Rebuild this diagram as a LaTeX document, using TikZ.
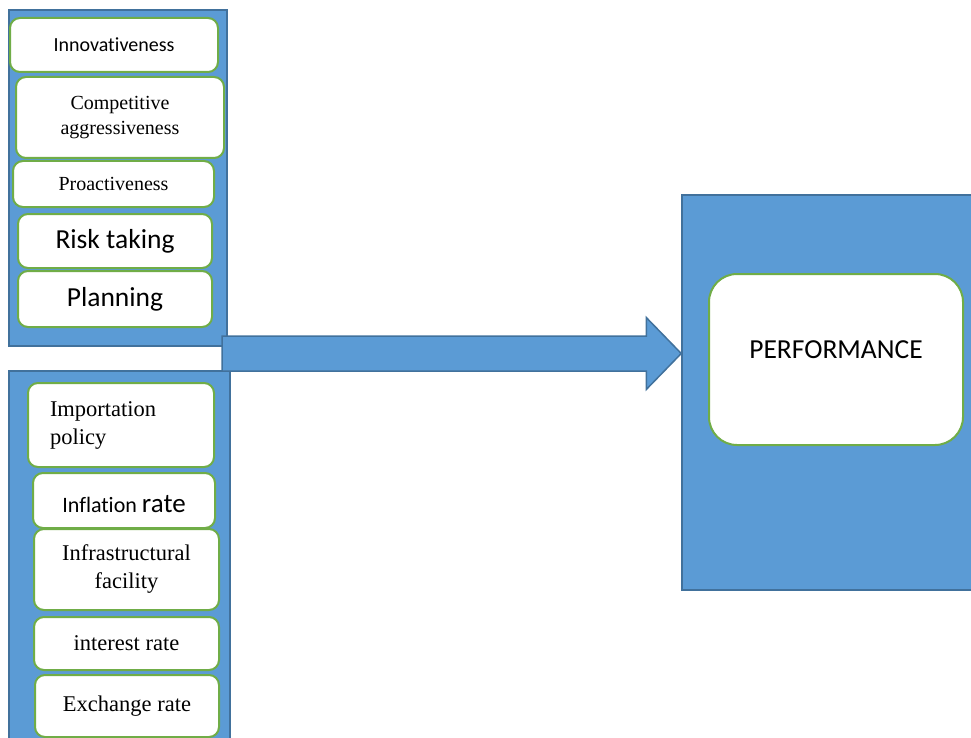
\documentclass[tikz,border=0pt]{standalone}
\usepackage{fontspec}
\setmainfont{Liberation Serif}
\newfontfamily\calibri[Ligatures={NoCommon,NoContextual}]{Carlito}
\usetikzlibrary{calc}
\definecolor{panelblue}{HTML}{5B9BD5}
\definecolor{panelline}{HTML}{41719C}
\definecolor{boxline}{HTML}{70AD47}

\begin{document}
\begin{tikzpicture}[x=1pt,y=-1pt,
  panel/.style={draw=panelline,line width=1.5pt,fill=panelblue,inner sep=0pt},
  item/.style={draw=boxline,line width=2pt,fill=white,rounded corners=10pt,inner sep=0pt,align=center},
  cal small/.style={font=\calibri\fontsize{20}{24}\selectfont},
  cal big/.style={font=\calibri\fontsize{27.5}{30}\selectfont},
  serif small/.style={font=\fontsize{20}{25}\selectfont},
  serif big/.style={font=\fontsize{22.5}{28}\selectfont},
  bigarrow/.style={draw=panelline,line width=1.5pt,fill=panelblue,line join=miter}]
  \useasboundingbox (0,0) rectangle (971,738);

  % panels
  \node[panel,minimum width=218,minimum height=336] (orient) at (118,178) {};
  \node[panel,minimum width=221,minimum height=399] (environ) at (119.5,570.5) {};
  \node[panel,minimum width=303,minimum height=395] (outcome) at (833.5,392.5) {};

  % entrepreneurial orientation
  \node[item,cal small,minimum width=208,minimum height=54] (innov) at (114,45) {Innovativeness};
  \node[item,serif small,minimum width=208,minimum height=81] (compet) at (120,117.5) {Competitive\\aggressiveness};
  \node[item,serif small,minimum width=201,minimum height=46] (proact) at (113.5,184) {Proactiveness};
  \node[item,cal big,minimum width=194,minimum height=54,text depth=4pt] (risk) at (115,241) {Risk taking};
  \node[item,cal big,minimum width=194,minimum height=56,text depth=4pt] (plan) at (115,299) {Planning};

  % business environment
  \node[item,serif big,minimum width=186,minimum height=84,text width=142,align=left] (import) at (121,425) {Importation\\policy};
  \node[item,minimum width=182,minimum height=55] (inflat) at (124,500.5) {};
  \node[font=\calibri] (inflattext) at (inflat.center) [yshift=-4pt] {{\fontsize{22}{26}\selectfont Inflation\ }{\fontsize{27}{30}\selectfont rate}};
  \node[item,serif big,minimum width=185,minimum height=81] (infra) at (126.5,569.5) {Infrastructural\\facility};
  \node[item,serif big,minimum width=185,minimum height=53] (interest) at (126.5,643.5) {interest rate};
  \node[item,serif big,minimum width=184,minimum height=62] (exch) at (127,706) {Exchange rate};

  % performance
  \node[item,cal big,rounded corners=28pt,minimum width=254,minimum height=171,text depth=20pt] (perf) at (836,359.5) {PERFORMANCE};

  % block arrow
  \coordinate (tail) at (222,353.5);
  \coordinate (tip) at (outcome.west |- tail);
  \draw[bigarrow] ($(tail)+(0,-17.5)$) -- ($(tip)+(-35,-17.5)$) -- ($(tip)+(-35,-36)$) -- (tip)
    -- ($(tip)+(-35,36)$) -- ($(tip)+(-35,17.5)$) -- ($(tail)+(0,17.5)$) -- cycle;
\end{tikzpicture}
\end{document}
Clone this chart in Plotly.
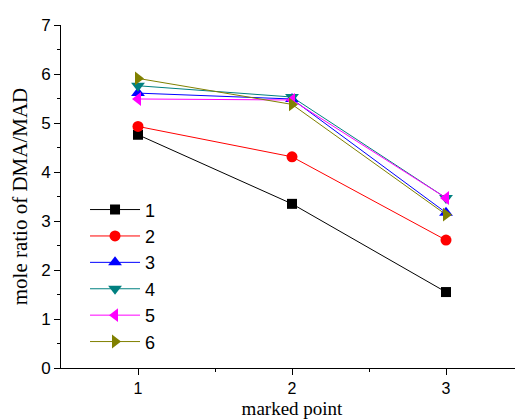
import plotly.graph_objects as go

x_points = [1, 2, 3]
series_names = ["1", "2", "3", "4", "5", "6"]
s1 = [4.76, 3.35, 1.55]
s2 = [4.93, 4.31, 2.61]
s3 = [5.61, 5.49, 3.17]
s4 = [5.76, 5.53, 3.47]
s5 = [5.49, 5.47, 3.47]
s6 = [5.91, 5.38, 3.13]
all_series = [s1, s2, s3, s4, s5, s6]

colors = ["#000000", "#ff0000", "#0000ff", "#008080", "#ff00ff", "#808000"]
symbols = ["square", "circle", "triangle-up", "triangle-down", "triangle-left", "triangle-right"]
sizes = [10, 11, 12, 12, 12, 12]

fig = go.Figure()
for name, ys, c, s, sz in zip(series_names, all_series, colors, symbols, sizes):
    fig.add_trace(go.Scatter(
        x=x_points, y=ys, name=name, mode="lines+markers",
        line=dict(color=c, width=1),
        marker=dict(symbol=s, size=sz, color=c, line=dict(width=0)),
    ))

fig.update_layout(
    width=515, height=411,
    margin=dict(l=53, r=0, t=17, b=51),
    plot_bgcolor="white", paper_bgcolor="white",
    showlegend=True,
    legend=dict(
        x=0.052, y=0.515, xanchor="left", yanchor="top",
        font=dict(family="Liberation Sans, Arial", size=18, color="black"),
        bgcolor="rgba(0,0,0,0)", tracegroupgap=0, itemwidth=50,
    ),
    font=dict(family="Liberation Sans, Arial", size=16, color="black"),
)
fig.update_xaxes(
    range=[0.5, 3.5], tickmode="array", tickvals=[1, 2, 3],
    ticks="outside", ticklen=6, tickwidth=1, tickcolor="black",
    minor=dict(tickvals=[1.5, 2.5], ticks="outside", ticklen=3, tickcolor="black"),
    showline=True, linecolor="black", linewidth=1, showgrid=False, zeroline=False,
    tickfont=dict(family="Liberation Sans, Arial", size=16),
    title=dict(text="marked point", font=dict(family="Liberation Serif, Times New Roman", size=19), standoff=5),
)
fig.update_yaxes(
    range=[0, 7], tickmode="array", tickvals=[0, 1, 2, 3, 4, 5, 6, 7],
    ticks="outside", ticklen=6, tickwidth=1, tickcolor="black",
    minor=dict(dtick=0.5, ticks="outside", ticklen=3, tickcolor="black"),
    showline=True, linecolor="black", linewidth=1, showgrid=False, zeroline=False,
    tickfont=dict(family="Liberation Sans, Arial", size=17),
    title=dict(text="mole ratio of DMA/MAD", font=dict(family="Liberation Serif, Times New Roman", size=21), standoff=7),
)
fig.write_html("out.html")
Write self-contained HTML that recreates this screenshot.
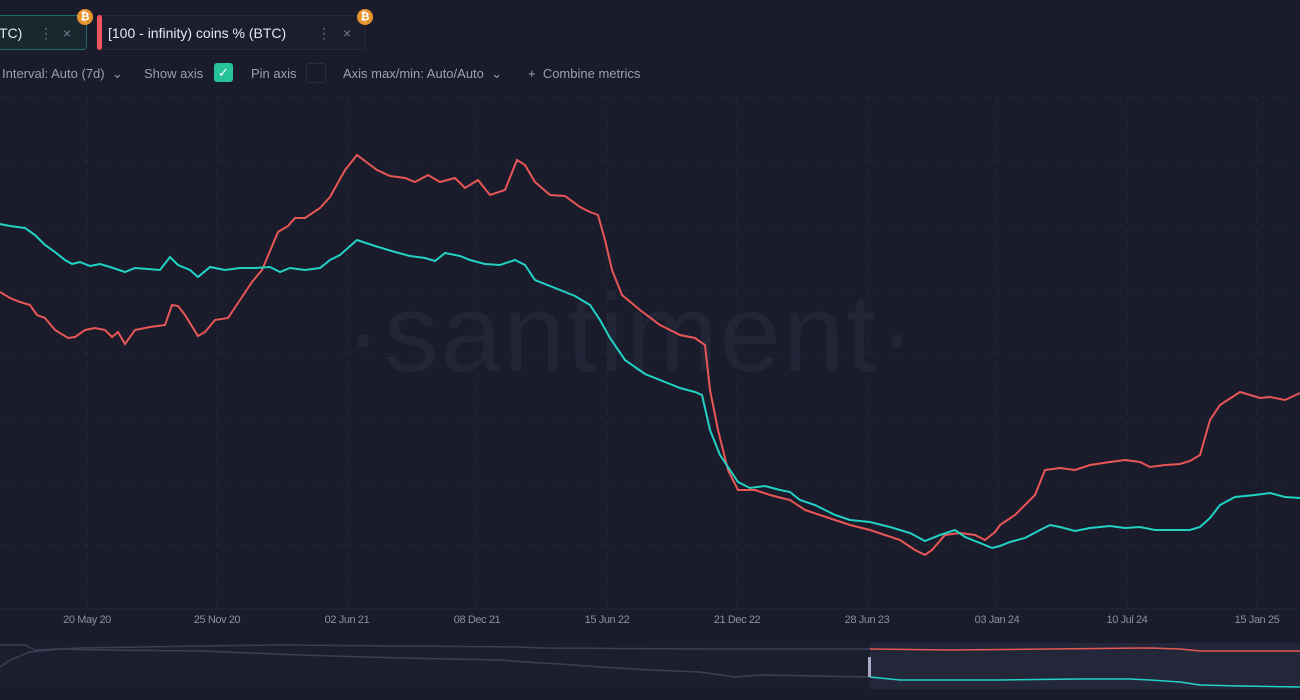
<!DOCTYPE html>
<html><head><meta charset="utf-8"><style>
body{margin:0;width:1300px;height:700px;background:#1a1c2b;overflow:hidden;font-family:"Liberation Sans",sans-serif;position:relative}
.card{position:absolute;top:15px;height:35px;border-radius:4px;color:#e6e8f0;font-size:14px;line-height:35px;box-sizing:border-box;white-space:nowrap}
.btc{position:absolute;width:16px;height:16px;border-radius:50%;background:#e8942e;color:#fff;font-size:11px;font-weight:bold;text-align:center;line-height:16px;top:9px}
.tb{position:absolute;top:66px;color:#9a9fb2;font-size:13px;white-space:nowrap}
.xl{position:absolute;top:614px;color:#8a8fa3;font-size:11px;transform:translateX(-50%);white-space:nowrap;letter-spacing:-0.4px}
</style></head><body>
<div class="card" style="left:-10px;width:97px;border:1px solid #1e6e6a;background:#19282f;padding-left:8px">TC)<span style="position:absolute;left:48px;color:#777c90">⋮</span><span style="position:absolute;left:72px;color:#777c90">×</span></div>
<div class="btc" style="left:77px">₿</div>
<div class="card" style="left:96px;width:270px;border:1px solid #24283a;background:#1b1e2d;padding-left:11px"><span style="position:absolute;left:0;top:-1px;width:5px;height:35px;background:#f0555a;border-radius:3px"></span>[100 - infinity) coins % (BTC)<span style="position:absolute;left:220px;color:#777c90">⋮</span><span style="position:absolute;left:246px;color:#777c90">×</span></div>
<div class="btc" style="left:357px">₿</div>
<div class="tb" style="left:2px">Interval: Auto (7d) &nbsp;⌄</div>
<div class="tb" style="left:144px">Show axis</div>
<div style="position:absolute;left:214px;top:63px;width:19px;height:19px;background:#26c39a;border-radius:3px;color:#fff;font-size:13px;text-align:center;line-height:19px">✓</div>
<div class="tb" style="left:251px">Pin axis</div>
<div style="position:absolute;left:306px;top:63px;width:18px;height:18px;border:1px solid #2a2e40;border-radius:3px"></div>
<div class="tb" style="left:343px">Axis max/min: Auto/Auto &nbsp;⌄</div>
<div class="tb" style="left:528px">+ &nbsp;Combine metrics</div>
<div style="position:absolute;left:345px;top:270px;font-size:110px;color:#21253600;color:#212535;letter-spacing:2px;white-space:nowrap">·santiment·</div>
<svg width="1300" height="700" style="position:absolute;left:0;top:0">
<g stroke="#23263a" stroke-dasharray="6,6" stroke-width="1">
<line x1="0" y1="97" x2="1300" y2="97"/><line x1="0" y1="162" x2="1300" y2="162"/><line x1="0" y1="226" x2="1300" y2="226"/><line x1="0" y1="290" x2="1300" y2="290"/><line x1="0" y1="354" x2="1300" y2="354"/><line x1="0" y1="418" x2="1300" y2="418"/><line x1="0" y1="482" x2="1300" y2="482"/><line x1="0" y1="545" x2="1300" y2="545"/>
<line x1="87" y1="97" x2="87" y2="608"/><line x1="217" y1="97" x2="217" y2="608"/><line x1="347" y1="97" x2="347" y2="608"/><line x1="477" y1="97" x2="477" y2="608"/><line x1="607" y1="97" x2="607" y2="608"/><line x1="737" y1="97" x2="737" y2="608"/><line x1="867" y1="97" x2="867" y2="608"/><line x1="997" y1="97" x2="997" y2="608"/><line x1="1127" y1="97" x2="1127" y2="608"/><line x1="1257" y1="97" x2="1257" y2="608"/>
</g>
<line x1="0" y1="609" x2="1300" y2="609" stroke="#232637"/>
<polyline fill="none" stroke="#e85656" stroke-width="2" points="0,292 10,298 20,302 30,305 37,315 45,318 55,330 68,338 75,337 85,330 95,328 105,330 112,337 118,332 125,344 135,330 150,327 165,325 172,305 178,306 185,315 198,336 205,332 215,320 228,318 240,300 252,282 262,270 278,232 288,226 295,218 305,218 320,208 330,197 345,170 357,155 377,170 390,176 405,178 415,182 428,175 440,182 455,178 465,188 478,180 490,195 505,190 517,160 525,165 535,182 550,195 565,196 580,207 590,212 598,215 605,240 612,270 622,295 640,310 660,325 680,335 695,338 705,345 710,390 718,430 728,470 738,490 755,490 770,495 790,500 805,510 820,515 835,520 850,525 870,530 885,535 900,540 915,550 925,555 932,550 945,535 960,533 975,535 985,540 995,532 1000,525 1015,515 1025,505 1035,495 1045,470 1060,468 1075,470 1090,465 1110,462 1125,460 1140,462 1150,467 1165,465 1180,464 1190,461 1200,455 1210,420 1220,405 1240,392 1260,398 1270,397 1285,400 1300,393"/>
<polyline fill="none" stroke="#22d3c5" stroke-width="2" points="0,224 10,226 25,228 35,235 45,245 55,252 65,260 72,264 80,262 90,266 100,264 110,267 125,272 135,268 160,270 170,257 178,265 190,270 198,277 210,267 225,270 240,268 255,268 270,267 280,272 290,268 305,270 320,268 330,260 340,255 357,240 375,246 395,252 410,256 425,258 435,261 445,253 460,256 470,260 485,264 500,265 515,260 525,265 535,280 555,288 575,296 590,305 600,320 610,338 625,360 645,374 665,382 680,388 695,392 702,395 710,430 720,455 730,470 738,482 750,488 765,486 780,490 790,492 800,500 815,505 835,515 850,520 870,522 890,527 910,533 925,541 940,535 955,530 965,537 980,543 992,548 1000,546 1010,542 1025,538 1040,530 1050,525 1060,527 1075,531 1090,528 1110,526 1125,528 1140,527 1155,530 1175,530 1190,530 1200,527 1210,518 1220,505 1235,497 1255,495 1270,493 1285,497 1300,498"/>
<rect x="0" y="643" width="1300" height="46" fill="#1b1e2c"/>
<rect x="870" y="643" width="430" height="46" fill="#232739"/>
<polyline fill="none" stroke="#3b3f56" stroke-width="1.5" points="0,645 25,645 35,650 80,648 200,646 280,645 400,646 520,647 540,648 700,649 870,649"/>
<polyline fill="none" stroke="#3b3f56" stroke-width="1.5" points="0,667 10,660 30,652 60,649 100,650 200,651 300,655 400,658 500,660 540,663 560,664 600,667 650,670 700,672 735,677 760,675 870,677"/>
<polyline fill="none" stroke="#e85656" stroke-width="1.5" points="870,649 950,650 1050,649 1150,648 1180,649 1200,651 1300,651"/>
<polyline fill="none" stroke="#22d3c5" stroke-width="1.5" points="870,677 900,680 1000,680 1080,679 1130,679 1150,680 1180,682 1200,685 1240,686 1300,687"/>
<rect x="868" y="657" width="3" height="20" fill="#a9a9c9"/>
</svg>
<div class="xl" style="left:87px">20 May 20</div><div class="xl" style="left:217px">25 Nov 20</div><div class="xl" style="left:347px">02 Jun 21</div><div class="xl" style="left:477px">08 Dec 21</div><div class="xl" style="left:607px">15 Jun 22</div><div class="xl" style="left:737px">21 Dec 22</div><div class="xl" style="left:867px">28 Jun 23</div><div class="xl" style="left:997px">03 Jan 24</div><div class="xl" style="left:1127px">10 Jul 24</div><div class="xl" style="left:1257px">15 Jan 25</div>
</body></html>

# Objective
Reproduce the lines above starting at the one with "Clone this chart in Plotly." and ending at the one with "all_series = [s1, s2, s3, s4, s5, s6]", both included, exactly and with no pictures.

# Response to the exercise
Clone this chart in Plotly.
import plotly.graph_objects as go

x_points = [1, 2, 3]
series_names = ["1", "2", "3", "4", "5", "6"]
s1 = [4.76, 3.35, 1.55]
s2 = [4.93, 4.31, 2.61]
s3 = [5.61, 5.49, 3.17]
s4 = [5.76, 5.53, 3.47]
s5 = [5.49, 5.47, 3.47]
s6 = [5.91, 5.38, 3.13]
all_series = [s1, s2, s3, s4, s5, s6]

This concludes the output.